» The task
Print exactly the lines from the first one down to the line that contains "const y = d3.scaleLinear().domain([0, 2500]).range([278, 13.5]);", both included, and skip the pictures.

** Start Material provided **

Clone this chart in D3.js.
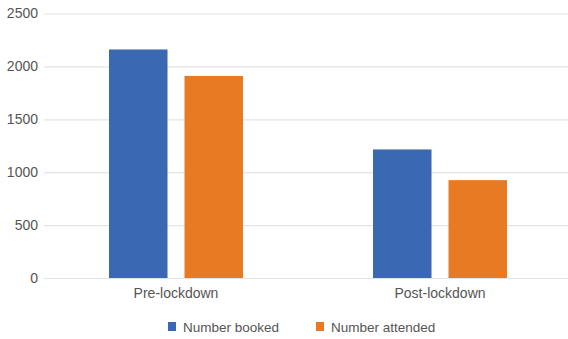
<!DOCTYPE html>
<html><head><meta charset="utf-8">
<script src="https://cdn.jsdelivr.net/npm/d3@7"></script>
<style>
html,body{margin:0;padding:0;background:#fff;}
svg{display:block;font-family:"Liberation Sans",Arial,Helvetica,sans-serif;}
</style></head>
<body>
<svg id="chart" width="568" height="339"></svg>
<script>
const categories = ["Pre-lockdown", "Post-lockdown"];
const seriesNames = ["Number booked", "Number attended"];
const numberBooked = [2160, 1215];
const numberAttended = [1910, 925];
const yTicks = [0, 500, 1000, 1500, 2000, 2500];
const colors = ["#3b68b3", "#e97a24"];

const svg = d3.select("#chart");
const x0 = d3.scaleBand().domain(categories).range([44, 572]).padding(0);
const x1 = d3.scaleBand().domain(seriesNames).range([65, 199]).paddingInner(0.225).paddingOuter(0);
const y = d3.scaleLinear().domain([0, 2500]).range([278, 13.5]);

const yAxis = d3.axisLeft(y).tickValues(yTicks).tickSize(-524).tickFormat(d3.format("d"));
const gy = svg.append("g").attr("transform", "translate(44,0)").call(yAxis);
gy.select(".domain").remove();
gy.selectAll(".tick line").attr("stroke", "#e4e4e4").attr("stroke-width", 1.2);
gy.selectAll(".tick text").attr("x", -6).attr("fill", "#555").attr("font-size", 14).attr("font-family", "Liberation Sans, Arial, sans-serif");

const data = categories.map((c, i) => ({cat: c, vals: [numberBooked[i], numberAttended[i]]}));
const groups = svg.append("g").selectAll("g").data(data).join("g")
  .attr("transform", d => `translate(${x0(d.cat)},0)`);
groups.selectAll("rect").data(d => d.vals.map((v, j) => ({name: seriesNames[j], v, j})))
  .join("rect")
  .attr("x", d => x1(d.name))
  .attr("width", x1.bandwidth())
  .attr("y", d => y(d.v))
  .attr("height", d => y(0) - y(d.v))
  .attr("fill", d => colors[d.j]);

const xAxis = d3.axisBottom(x0).tickSize(0);
const gx = svg.append("g").attr("transform", "translate(0,278)").call(xAxis);
gx.select(".domain").remove();
gx.selectAll(".tick text").attr("dy", "0").attr("y", 20).attr("fill", "#555").attr("font-size", 14).attr("font-family", "Liberation Sans, Arial, sans-serif");

const legend = svg.append("g");
const legendX = [168, 316];
seriesNames.forEach((n, i) => {
  legend.append("rect").attr("x", legendX[i]).attr("y", 322).attr("width", 8).attr("height", 9).attr("fill", colors[i]);
  legend.append("text").attr("x", legendX[i] + 15).attr("y", 332).attr("font-size", 13.5).attr("fill", "#555").text(n);
});
</script>
</body></html>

** End Material provided **

» Solution for this problem
Clone this chart in D3.js.
<!DOCTYPE html>
<html><head><meta charset="utf-8">
<script src="https://cdn.jsdelivr.net/npm/d3@7"></script>
<style>
html,body{margin:0;padding:0;background:#fff;}
svg{display:block;font-family:"Liberation Sans",Arial,Helvetica,sans-serif;}
</style></head>
<body>
<svg id="chart" width="568" height="339"></svg>
<script>
const categories = ["Pre-lockdown", "Post-lockdown"];
const seriesNames = ["Number booked", "Number attended"];
const numberBooked = [2160, 1215];
const numberAttended = [1910, 925];
const yTicks = [0, 500, 1000, 1500, 2000, 2500];
const colors = ["#3b68b3", "#e97a24"];

const svg = d3.select("#chart");
const x0 = d3.scaleBand().domain(categories).range([44, 572]).padding(0);
const x1 = d3.scaleBand().domain(seriesNames).range([65, 199]).paddingInner(0.225).paddingOuter(0);
const y = d3.scaleLinear().domain([0, 2500]).range([278, 13.5]);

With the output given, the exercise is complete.